UPDATE 1-Madonna dazzles with slick Super Bowl halftime show
Feb 5 (Reuters) - Pop superstar Madonna dazzled football fans and more than 100 million television viewers on Sunday when she performed during a glittery, spectacular Super Bowl halftime show.
Madonna, the first female Super Bowl halftime headliner since the notorious Janet Jackson "wardrobe malfunction" of 2004, was carried, Cleopatra-style, into Indianapolis' Lucas Oil Stadium by a cadre of muscled gladiators.
Wearing Egyptian regalia, complete with headdress, and spiked black boots, the pop superstar launched into her seminal hit "Vogue," with lighting and other visual effects contributed by the Canadian performing troupe Cirque du Soleil.
Next came "Music," which included LMFAO, followed by a cheerleader-themed "Give Me All Your Luvin'," from Madonna's latest CD. Madonna was joined by Nicky Minaj and M.I.A., with the latter proferring a fleeting obscene one-fingered gesture on-camera.

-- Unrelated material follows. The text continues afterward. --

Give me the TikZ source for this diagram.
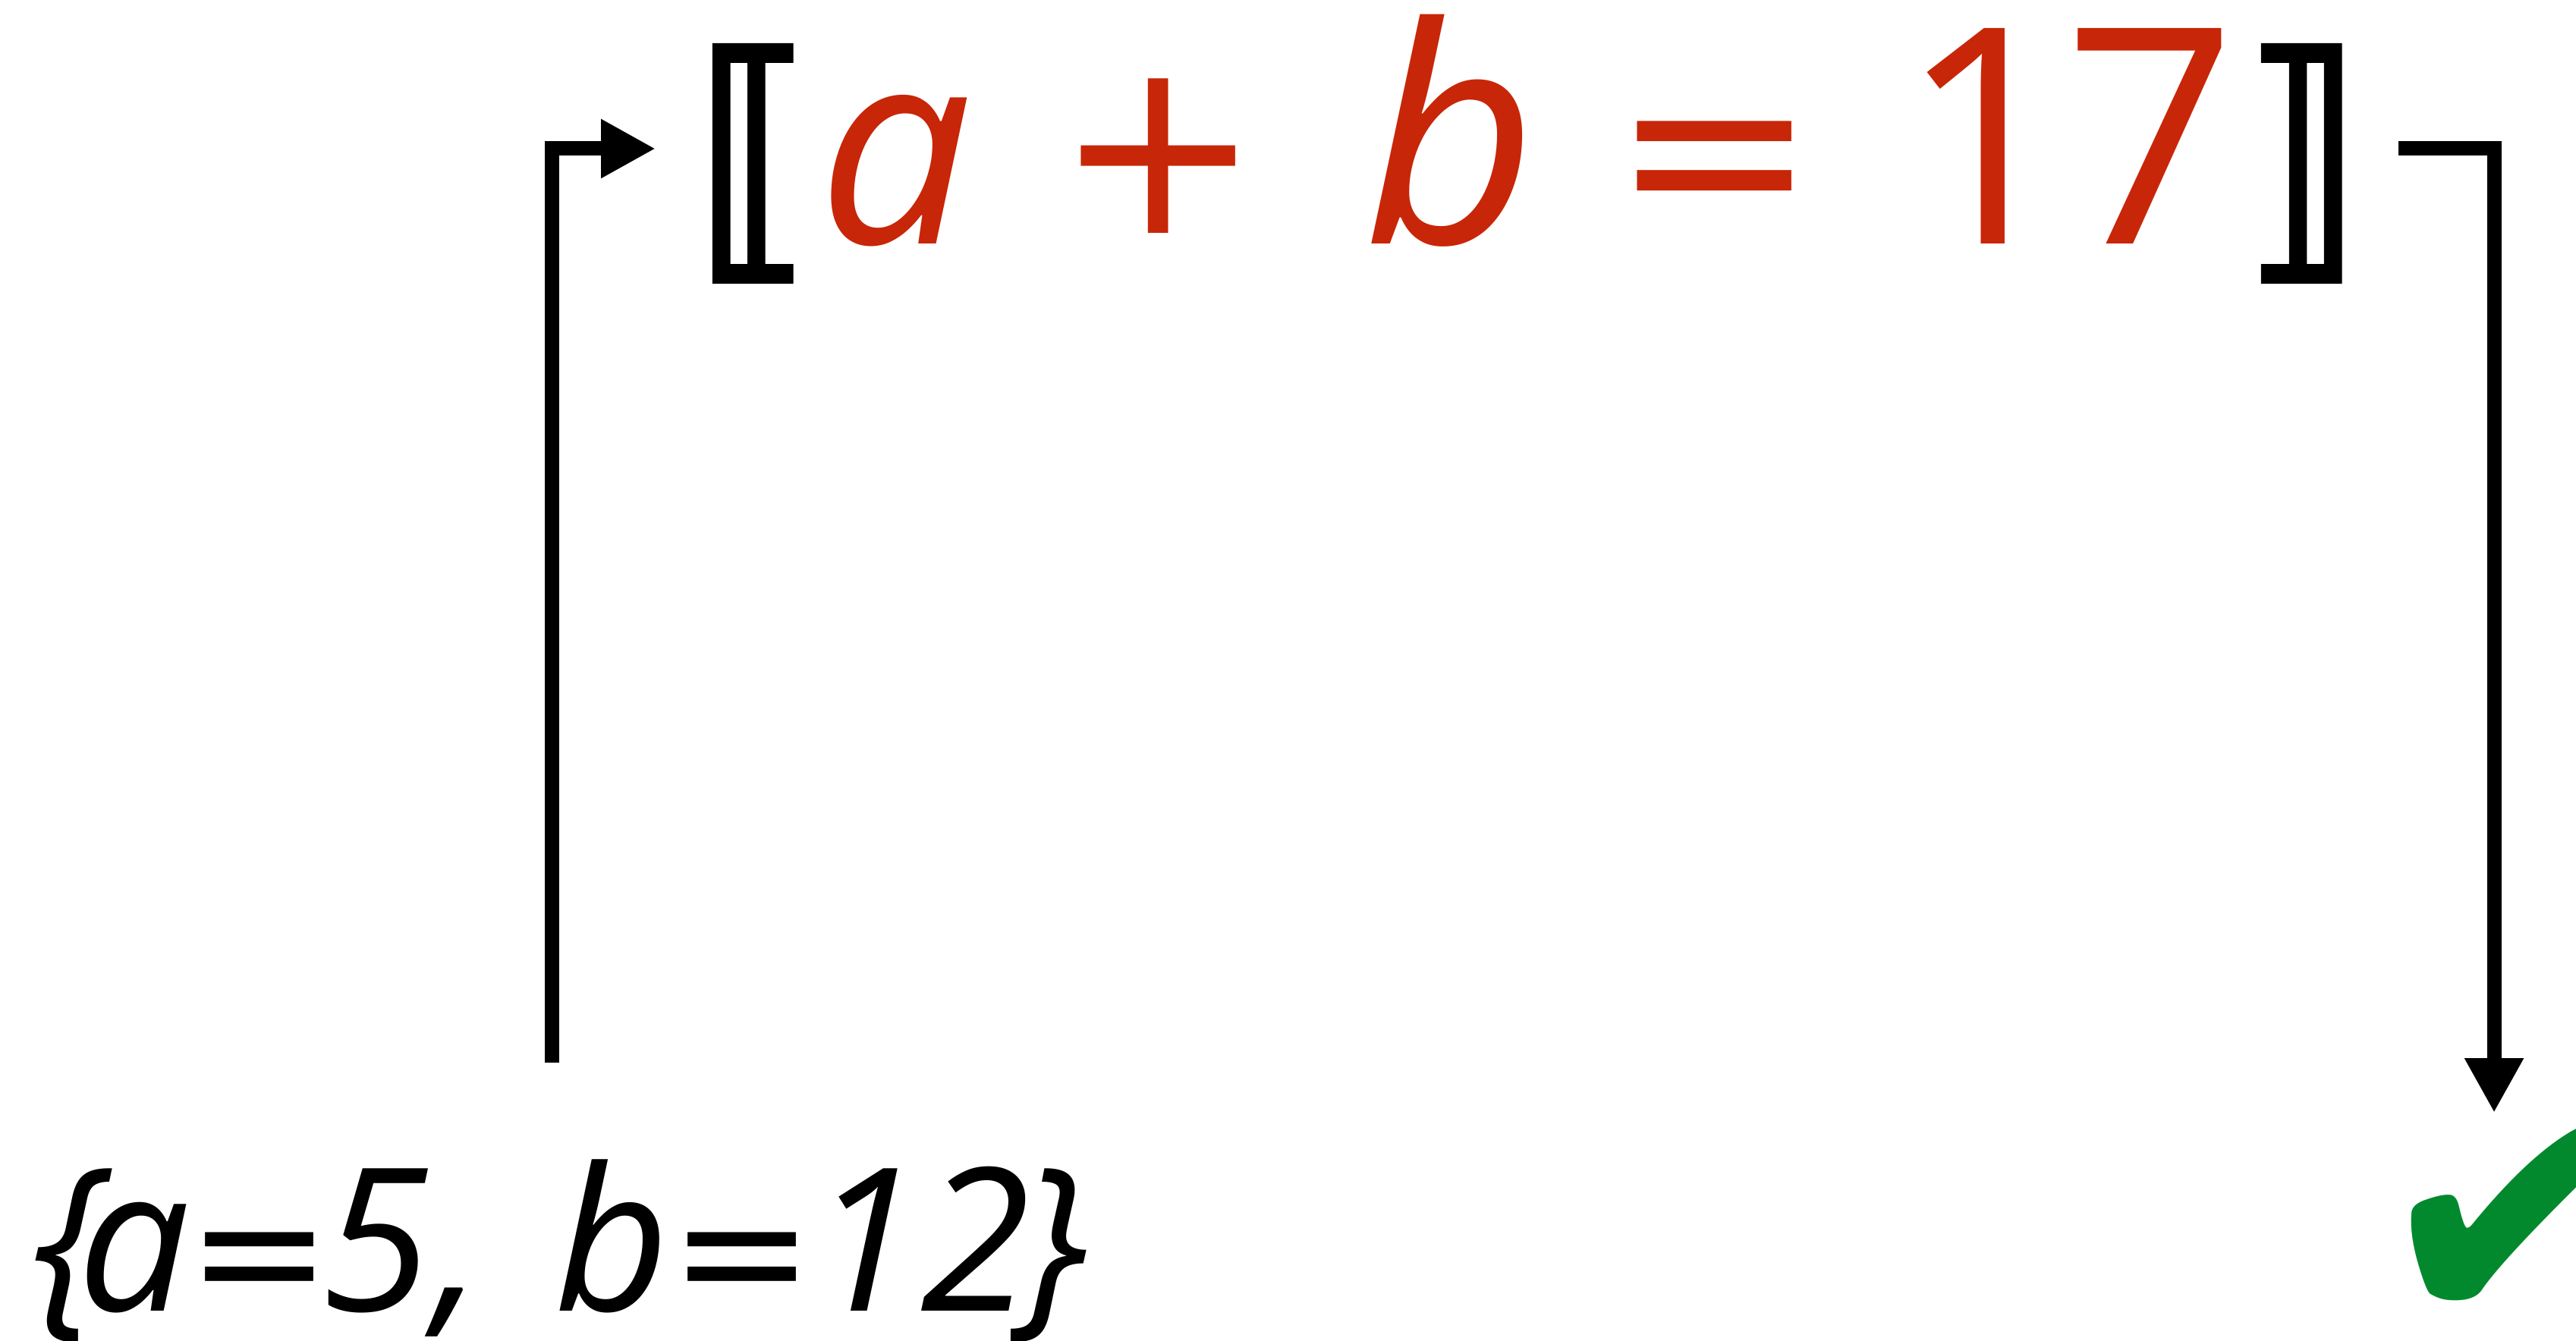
\documentclass[tikz,border=0pt]{standalone}
\usepackage{fontspec}
\usepackage{graphicx}
\usetikzlibrary{arrows.meta}
\newfontfamily\osans{Open Sans}
\newfontfamily\djv{DejaVu Sans}
\newfontfamily\djvfat[FakeBold=2.6]{DejaVu Sans}
\definecolor{redc}{RGB}{200,38,8}
\definecolor{greenc}{RGB}{2,137,46}
\tikzset{
  conn/.style={line width=1.9pt, -{Triangle[length=7.2pt,width=7.3pt]}},
  bigtxt/.style={inner sep=0pt, text=redc, font=\osans\fontsize{39.8}{48}\selectfont},
  bigit/.style={inner sep=0pt, text=redc, font=\osans\itshape\fontsize{39.8}{48}\selectfont},
  bigop/.style={inner sep=0pt, text=redc, font=\djv\fontsize{32.5}{40}\selectfont},
  smalltxt/.style={inner sep=0pt, font=\osans\itshape\fontsize{26.3}{32}\selectfont},
  smallop/.style={inner sep=0pt, font=\djv\fontsize{22.8}{28}\selectfont},
  brk/.style={inner sep=0pt, font=\djvfat},
  checkmk/.style={inner sep=0pt, text=greenc, font=\djv\fontsize{46}{50}\selectfont}
}
\begin{document}
\begin{tikzpicture}[x=0.1pt,y=-0.1pt]
\useasboundingbox (0,0) rectangle (3395,1767);
\clip (0,0) rectangle (3395,1767);
% top formula
\node[brk, anchor=center] (lb) at (994,215.5) {\resizebox*{15.6pt}{30.8pt}{⟦}};
\node[bigit, anchor=base, font=\osans\itshape\fontsize{36}{44}\selectfont] (ta) at (1180,322) {a};
\node[bigop, anchor=base] (tplus) at (1527,307) {+};
\node[bigit, anchor=base] (tb) at (1911,322) {b};
\node[bigop, anchor=base] (teq) at (2260,308) {=};
\node[bigtxt, anchor=base] (t1) at (2617,322) {1};
\node[bigtxt, anchor=base] (t7) at (2834,322) {7};
\node[brk, anchor=center] (rb) at (3035,215.5) {\resizebox*{15.6pt}{30.8pt}{⟧}};
% bottom assignment
\node[smalltxt, anchor=base] (blb) at (89,1728) {\{};
\node[smalltxt, anchor=base] (ba) at (177,1728) {a};
\node[smallop, anchor=base] (beq1) at (342,1728) {=};
\node[smalltxt, anchor=base] (b5) at (496,1728) {5};
\node[smalltxt, anchor=base] (bcomma) at (604,1728) {,};
\node[smalltxt, anchor=base] (bb) at (806,1728) {b};
\node[smallop, anchor=base] (beq2) at (978,1728) {=};
\node[smalltxt, anchor=base] (b1) at (1140,1728) {1};
\node[smalltxt, anchor=base] (b2) at (1286,1728) {2};
\node[smalltxt, anchor=base] (brb) at (1388,1728) {\}};
% check mark
\node[checkmk, anchor=base west, rotate=-5] (chk) at (3110,1744) {✔};
% connectors
\coordinate (s1) at (727,1401);
\coordinate (e1) at (864,196);
\coordinate (s2) at (3161,196);
\coordinate (e2) at (3287,1467);
\draw[conn] (s1) |- (e1);
\draw[conn] (s2) -| (e2);
\end{tikzpicture}
\end{document}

In a nod to the sport whose fans she was entertaining, the Material Girl performed much of her act on, or in front of, bleachers, with high school marching bands and drumlines augmenting the show, which lasted about 10 minutes.
After a mini-medley of her hits "Open Your Heart" and "Express Yourself," Madonna closed her act decked out in a Gospel-goth black gown, performing "Like a Prayer" with Cee Lo Green before dropping out of sight in a puff of smoke.
Madonna was not the only pop superstar to grace the high-profile Super Bowl on Sunday, one of U.S. television's most-watched programs: Kelly Clarkson performed the national anthem.
Last year's Super Bowl attracted 111 million U.S. viewers, the largest for a single TV broadcast in the United States.
The halftime show has increasingly featured high-profile pop acts, a far cry from the first Super Bowl in 1967 when college marching bands entertained the crowd.
Paul McCartney, the Rolling Stones, U2, Prince, Bruce Springsteen, The Black Eyed Peas and Janet Jackson have been among recent performers.
Jackson's 2004 appearance made headlines worldwide with her infamous "wardrobe malfunction," during which fellow performer Justin Timberlake tugged at her costume, exposing her nipple to millions of TV viewers.
Madonna had promised that all efforts were being made to ensure her show would not be marked by a similar episode.
"Great attention to detail has been paid to my wardrobe. There will be no wardrobe malfunction - I promise," she said.
Madonna, who was born in Bay City, Michigan, told reporters last week her appearance was "a Midwesterner girl's dream, to be performing at the Super Bowl halftime show."